§ **Recorded data**
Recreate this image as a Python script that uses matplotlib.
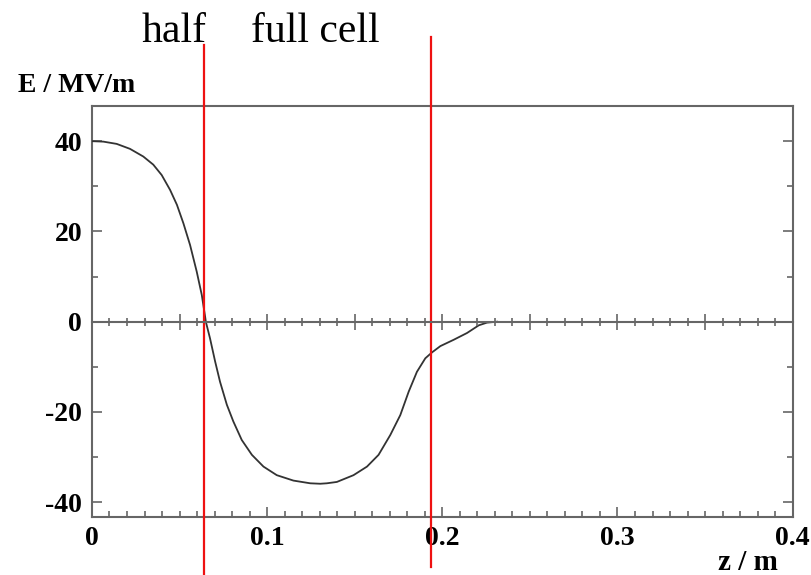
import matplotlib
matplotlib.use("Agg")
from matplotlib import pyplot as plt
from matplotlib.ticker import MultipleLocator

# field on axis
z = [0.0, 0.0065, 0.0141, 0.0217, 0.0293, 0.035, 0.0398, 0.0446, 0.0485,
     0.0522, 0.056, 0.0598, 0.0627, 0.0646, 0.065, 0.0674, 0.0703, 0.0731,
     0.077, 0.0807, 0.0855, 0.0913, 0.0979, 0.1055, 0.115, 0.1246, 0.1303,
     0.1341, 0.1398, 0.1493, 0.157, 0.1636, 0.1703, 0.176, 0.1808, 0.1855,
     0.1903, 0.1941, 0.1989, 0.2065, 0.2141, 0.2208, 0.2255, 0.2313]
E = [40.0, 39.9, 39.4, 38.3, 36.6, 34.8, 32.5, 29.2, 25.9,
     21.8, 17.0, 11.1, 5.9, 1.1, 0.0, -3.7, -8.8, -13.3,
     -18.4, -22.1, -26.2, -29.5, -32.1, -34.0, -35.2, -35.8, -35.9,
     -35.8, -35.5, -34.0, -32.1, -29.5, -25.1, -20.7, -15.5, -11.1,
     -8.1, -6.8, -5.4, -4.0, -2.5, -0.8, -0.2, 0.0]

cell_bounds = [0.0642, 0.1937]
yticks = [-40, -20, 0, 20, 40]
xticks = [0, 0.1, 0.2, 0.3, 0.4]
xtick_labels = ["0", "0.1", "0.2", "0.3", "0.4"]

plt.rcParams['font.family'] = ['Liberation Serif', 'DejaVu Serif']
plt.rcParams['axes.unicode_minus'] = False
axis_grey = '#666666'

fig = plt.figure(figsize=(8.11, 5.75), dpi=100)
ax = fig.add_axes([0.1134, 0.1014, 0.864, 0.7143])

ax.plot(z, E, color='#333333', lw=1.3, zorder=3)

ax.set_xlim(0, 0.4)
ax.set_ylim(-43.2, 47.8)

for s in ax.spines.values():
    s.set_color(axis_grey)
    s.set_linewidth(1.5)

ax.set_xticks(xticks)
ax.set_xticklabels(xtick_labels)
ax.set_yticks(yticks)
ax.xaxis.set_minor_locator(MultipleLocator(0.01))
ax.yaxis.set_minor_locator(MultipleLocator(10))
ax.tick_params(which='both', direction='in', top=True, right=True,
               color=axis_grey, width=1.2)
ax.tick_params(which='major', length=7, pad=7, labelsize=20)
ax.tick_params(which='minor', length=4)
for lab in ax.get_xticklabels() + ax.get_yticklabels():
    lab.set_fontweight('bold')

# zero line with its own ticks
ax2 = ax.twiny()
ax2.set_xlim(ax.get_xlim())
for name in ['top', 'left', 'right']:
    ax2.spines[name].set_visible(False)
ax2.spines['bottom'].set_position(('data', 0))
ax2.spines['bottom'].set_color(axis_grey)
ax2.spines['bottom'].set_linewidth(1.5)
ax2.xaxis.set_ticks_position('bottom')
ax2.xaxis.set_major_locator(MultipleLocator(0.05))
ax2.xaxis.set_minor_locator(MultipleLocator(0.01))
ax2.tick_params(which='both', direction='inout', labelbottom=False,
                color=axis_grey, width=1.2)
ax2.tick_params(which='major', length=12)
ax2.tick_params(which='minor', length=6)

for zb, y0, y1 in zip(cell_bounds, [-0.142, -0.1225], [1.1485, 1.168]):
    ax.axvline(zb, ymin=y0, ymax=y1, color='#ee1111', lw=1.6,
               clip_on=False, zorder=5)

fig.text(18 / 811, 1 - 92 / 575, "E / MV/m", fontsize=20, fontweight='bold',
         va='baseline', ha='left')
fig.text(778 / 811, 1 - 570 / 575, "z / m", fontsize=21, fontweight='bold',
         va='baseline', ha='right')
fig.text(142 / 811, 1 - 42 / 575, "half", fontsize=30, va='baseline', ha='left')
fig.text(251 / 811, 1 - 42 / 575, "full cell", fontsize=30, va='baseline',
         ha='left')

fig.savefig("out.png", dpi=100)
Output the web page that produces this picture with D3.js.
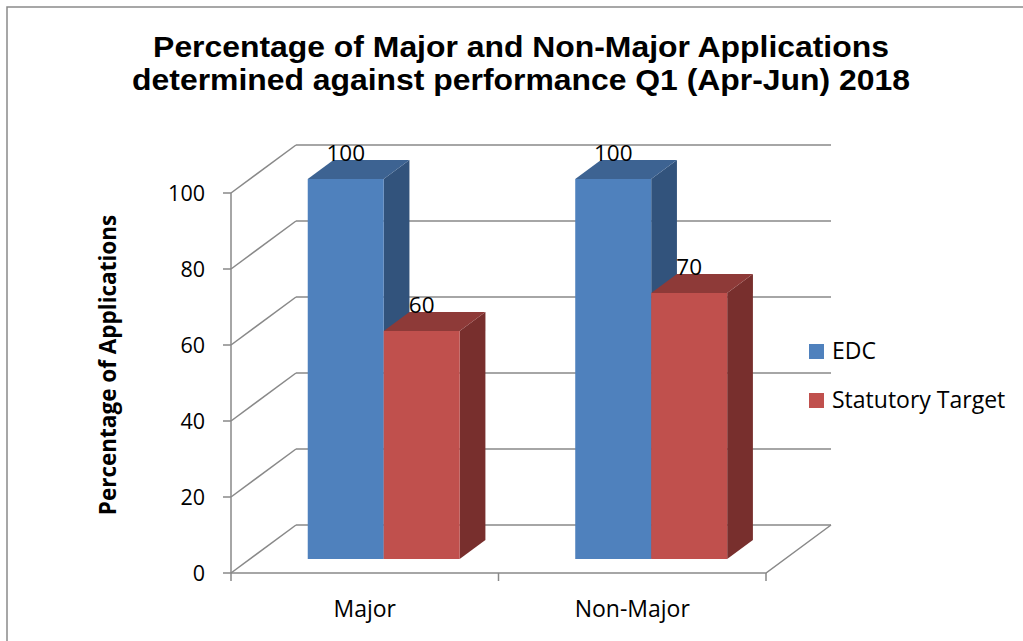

§ **Brief**
Transcribe exactly, with no pictures, the lines running from the first line of the material through the line holding "lab.set_fontweight('bold')".

§ **Full response**
Recreate this image as a Python script that uses matplotlib.
import matplotlib
matplotlib.use("Agg")
from matplotlib import pyplot as plt
from matplotlib.ticker import MultipleLocator

# field on axis
z = [0.0, 0.0065, 0.0141, 0.0217, 0.0293, 0.035, 0.0398, 0.0446, 0.0485,
     0.0522, 0.056, 0.0598, 0.0627, 0.0646, 0.065, 0.0674, 0.0703, 0.0731,
     0.077, 0.0807, 0.0855, 0.0913, 0.0979, 0.1055, 0.115, 0.1246, 0.1303,
     0.1341, 0.1398, 0.1493, 0.157, 0.1636, 0.1703, 0.176, 0.1808, 0.1855,
     0.1903, 0.1941, 0.1989, 0.2065, 0.2141, 0.2208, 0.2255, 0.2313]
E = [40.0, 39.9, 39.4, 38.3, 36.6, 34.8, 32.5, 29.2, 25.9,
     21.8, 17.0, 11.1, 5.9, 1.1, 0.0, -3.7, -8.8, -13.3,
     -18.4, -22.1, -26.2, -29.5, -32.1, -34.0, -35.2, -35.8, -35.9,
     -35.8, -35.5, -34.0, -32.1, -29.5, -25.1, -20.7, -15.5, -11.1,
     -8.1, -6.8, -5.4, -4.0, -2.5, -0.8, -0.2, 0.0]

cell_bounds = [0.0642, 0.1937]
yticks = [-40, -20, 0, 20, 40]
xticks = [0, 0.1, 0.2, 0.3, 0.4]
xtick_labels = ["0", "0.1", "0.2", "0.3", "0.4"]

plt.rcParams['font.family'] = ['Liberation Serif', 'DejaVu Serif']
plt.rcParams['axes.unicode_minus'] = False
axis_grey = '#666666'

fig = plt.figure(figsize=(8.11, 5.75), dpi=100)
ax = fig.add_axes([0.1134, 0.1014, 0.864, 0.7143])

ax.plot(z, E, color='#333333', lw=1.3, zorder=3)

ax.set_xlim(0, 0.4)
ax.set_ylim(-43.2, 47.8)

for s in ax.spines.values():
    s.set_color(axis_grey)
    s.set_linewidth(1.5)

ax.set_xticks(xticks)
ax.set_xticklabels(xtick_labels)
ax.set_yticks(yticks)
ax.xaxis.set_minor_locator(MultipleLocator(0.01))
ax.yaxis.set_minor_locator(MultipleLocator(10))
ax.tick_params(which='both', direction='in', top=True, right=True,
               color=axis_grey, width=1.2)
ax.tick_params(which='major', length=7, pad=7, labelsize=20)
ax.tick_params(which='minor', length=4)
for lab in ax.get_xticklabels() + ax.get_yticklabels():
    lab.set_fontweight('bold')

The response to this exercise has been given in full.